The euro is trading at levels not seen since January 2015 and has posted its best run in five years as dollar weakens and the euro zone economy starts to gradually improve.
On Tuesday, the euro hit a two-and-a-half year high against the dollar, trading just above $1.18 as investors look to move away from the risks surrounding the euro zone and focus on stronger fundamentals driving growth in the region.
"The euro is benefiting from a substantial compression in spreads, allied to removal of European political risks, the latter benefiting from the passage of the French election. The German election has moved to be seen almost as a non-event," Jeremy Stretch, head of G10 FX strategy at CIBC Capital Markets, told CNBC via email.

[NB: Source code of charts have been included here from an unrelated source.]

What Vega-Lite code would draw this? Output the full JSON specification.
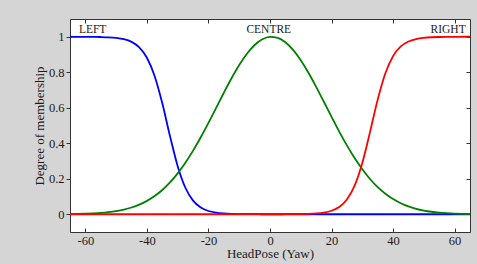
{
  "$schema": "https://vega.github.io/schema/vega-lite/v6.json",
  "width": 400,
  "height": 213,
  "autosize": {"type": "none"},
  "padding": {"left": 70, "top": 19, "right": 7, "bottom": 32},
  "background": "#d5d5d5",
  "config": {
    "view": {"fill": "white", "stroke": null},
    "font": "Liberation Serif",
    "axis": {
      "grid": false,
      "labelFont": "Liberation Serif",
      "titleFont": "Liberation Serif",
      "labelFontSize": 12.5,
      "titleFontSize": 13,
      "titleFontWeight": "normal",
      "labelColor": "#1a1a1a",
      "titleColor": "#1a1a1a",
      "domainColor": "#333333",
      "tickColor": "#333333"
    }
  },
  "data": {
    "values": [
      {"x": -65, "L": 0.9999, "C": 0.0012, "R": 0},
      {"x": -62.5, "L": 0.9998, "C": 0.0019, "R": 0},
      {"x": -60, "L": 0.9997, "C": 0.0031, "R": 0},
      {"x": -57.5, "L": 0.9993, "C": 0.005, "R": 0},
      {"x": -55, "L": 0.9985, "C": 0.0077, "R": 0},
      {"x": -52.5, "L": 0.9969, "C": 0.0119, "R": 0},
      {"x": -50, "L": 0.9934, "C": 0.0179, "R": 0},
      {"x": -47.5, "L": 0.9861, "C": 0.0264, "R": 0},
      {"x": -45, "L": 0.971, "C": 0.0381, "R": 0},
      {"x": -42.5, "L": 0.9405, "C": 0.054, "R": 0},
      {"x": -40, "L": 0.8818, "C": 0.0752, "R": 0},
      {"x": -37.5, "L": 0.779, "C": 0.1024, "R": 0},
      {"x": -35, "L": 0.6248, "C": 0.1368, "R": 0},
      {"x": -32.5, "L": 0.4403, "C": 0.1794, "R": 0},
      {"x": -30, "L": 0.2709, "C": 0.2304, "R": 0},
      {"x": -27.5, "L": 0.1493, "C": 0.2902, "R": 0},
      {"x": -25, "L": 0.0766, "C": 0.3584, "R": 0},
      {"x": -22.5, "L": 0.0377, "C": 0.434, "R": 0},
      {"x": -20, "L": 0.0182, "C": 0.5152, "R": 0},
      {"x": -17.5, "L": 0.0087, "C": 0.5997, "R": 0},
      {"x": -15, "L": 0.0041, "C": 0.6845, "R": 0},
      {"x": -12.5, "L": 0.0019, "C": 0.7659, "R": 0},
      {"x": -10, "L": 0.0009, "C": 0.8403, "R": 0},
      {"x": -7.5, "L": 0.0004, "C": 0.9039, "R": 0},
      {"x": -5, "L": 0.0002, "C": 0.9534, "R": 0},
      {"x": -2.5, "L": 0.0001, "C": 0.9859, "R": 0},
      {"x": 0, "L": 0, "C": 0.9996, "R": 0},
      {"x": 2.5, "L": 0, "C": 0.9937, "R": 0.0001},
      {"x": 5, "L": 0, "C": 0.9686, "R": 0.0002},
      {"x": 7.5, "L": 0, "C": 0.9256, "R": 0.0005},
      {"x": 10, "L": 0, "C": 0.8673, "R": 0.001},
      {"x": 12.5, "L": 0, "C": 0.7968, "R": 0.0021},
      {"x": 15, "L": 0, "C": 0.7176, "R": 0.0045},
      {"x": 17.5, "L": 0, "C": 0.6337, "R": 0.0095},
      {"x": 20, "L": 0, "C": 0.5488, "R": 0.0198},
      {"x": 22.5, "L": 0, "C": 0.4659, "R": 0.0411},
      {"x": 25, "L": 0, "C": 0.3878, "R": 0.0832},
      {"x": 27.5, "L": 0, "C": 0.3165, "R": 0.1611},
      {"x": 30, "L": 0, "C": 0.2533, "R": 0.289},
      {"x": 32.5, "L": 0, "C": 0.1987, "R": 0.4626},
      {"x": 35, "L": 0, "C": 0.1529, "R": 0.6457},
      {"x": 37.5, "L": 0, "C": 0.1153, "R": 0.7941},
      {"x": 40, "L": 0, "C": 0.0853, "R": 0.8909},
      {"x": 42.5, "L": 0, "C": 0.0618, "R": 0.9453},
      {"x": 45, "L": 0, "C": 0.0439, "R": 0.9734},
      {"x": 47.5, "L": 0, "C": 0.0306, "R": 0.9873},
      {"x": 50, "L": 0, "C": 0.0209, "R": 0.9939},
      {"x": 52.5, "L": 0, "C": 0.014, "R": 0.9971},
      {"x": 55, "L": 0, "C": 0.0092, "R": 0.9986},
      {"x": 57.5, "L": 0, "C": 0.0059, "R": 0.9994},
      {"x": 60, "L": 0, "C": 0.0037, "R": 0.9997},
      {"x": 62.5, "L": 0, "C": 0.0023, "R": 0.9999},
      {"x": 65, "L": 0, "C": 0.0014, "R": 0.9999}
    ]
  },
  "layer": [
    {
      "mark": {"type": "line", "color": "#0000ff", "strokeWidth": 1.8, "interpolate": "monotone", "clip": true},
      "encoding": {
        "x": {"field": "x", "type": "quantitative", "scale": {"domain": [-65, 65], "nice": false, "zero": false},
          "axis": {"orient": "bottom", "values": [-60, -40, -20, 0, 20, 40, 60], "labelExpr": "'' + datum.value", "title": "HeadPose (Yaw)", "tickSize": -4, "labelPadding": 6, "titlePadding": 1}},
        "y": {"field": "L", "type": "quantitative", "scale": {"domain": [-0.1, 1.1], "nice": false, "zero": false},
          "axis": {"orient": "left", "values": [0, 0.2, 0.4, 0.6, 0.8, 1], "format": "~g", "title": "Degree of membership", "tickSize": 4, "labelPadding": 2, "titlePadding": 2}}
      }
    },
    {
      "mark": {"type": "line", "color": "#008000", "strokeWidth": 1.8, "interpolate": "monotone", "clip": true},
      "encoding": {
        "x": {"field": "x", "type": "quantitative", "scale": {"domain": [-65, 65], "nice": false, "zero": false}, "axis": null},
        "y": {"field": "C", "type": "quantitative", "scale": {"domain": [-0.1, 1.1], "nice": false, "zero": false}, "axis": null}
      }
    },
    {
      "mark": {"type": "line", "color": "#ff0000", "strokeWidth": 1.8, "interpolate": "monotone", "clip": true},
      "encoding": {
        "x": {"field": "x", "type": "quantitative", "scale": {"domain": [-65, 65], "nice": false, "zero": false},
          "axis": {"orient": "top", "values": [-60, -40, -20, 0, 20, 40, 60], "labels": false, "title": null, "tickSize": -4}},
        "y": {"field": "R", "type": "quantitative", "scale": {"domain": [-0.1, 1.1], "nice": false, "zero": false},
          "axis": {"orient": "right", "values": [0, 0.2, 0.4, 0.6, 0.8, 1], "labels": false, "title": null, "tickSize": -4}}
      }
    },
    {
      "data": {"values": [{"x": -62.1, "y": 1.02, "t": "LEFT"}]},
      "mark": {"type": "text", "align": "left", "baseline": "alphabetic", "fontSize": 11.5, "font": "Liberation Serif", "color": "#1a1a1a"},
      "encoding": {
        "x": {"field": "x", "type": "quantitative", "axis": null},
        "y": {"field": "y", "type": "quantitative", "axis": null},
        "text": {"field": "t"}
      }
    },
    {
      "data": {"values": [{"x": -0.4, "y": 1.02, "t": "CENTRE"}]},
      "mark": {"type": "text", "align": "center", "baseline": "alphabetic", "fontSize": 11.5, "font": "Liberation Serif", "color": "#1a1a1a"},
      "encoding": {
        "x": {"field": "x", "type": "quantitative", "axis": null},
        "y": {"field": "y", "type": "quantitative", "axis": null},
        "text": {"field": "t"}
      }
    },
    {
      "data": {"values": [{"x": 63.6, "y": 1.02, "t": "RIGHT"}]},
      "mark": {"type": "text", "align": "right", "baseline": "alphabetic", "fontSize": 11.5, "font": "Liberation Serif", "color": "#1a1a1a"},
      "encoding": {
        "x": {"field": "x", "type": "quantitative", "axis": null},
        "y": {"field": "y", "type": "quantitative", "axis": null},
        "text": {"field": "t"}
      }
    }
  ],
  "resolve": {"axis": {"x": "independent", "y": "independent"}}
}
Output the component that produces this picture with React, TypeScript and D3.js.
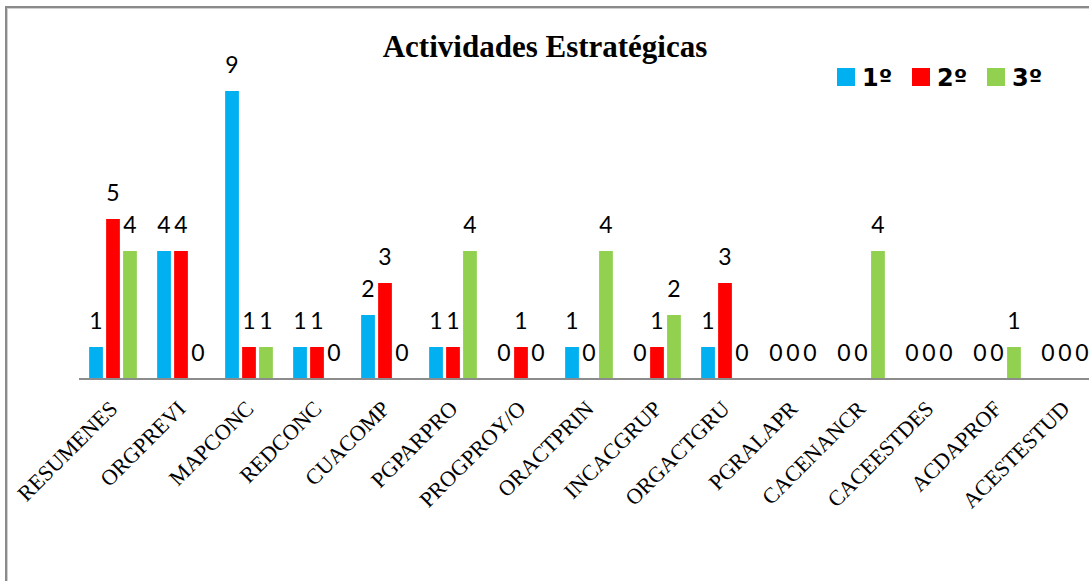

Stretch further explained that improved euro fundamentals, such as annual growth reaching levels not seen in six years, has allowed the European Central Bank to think about tightening its ultra-loose monetary policy. "The prospect of an easing in bond-buying will start to arrest the aggressive expansion in the ECB's balance sheet."
The euro is on course for its best year since 2003 when it ended the year up more than 12 percent. The currency has risen nearly 13 percent since the start of 2017 and has also posted its fifth monthly rise in a row, logging its best run in five years.
Since the start of the year, with the exception of February, the euro has ended the month on a positive note.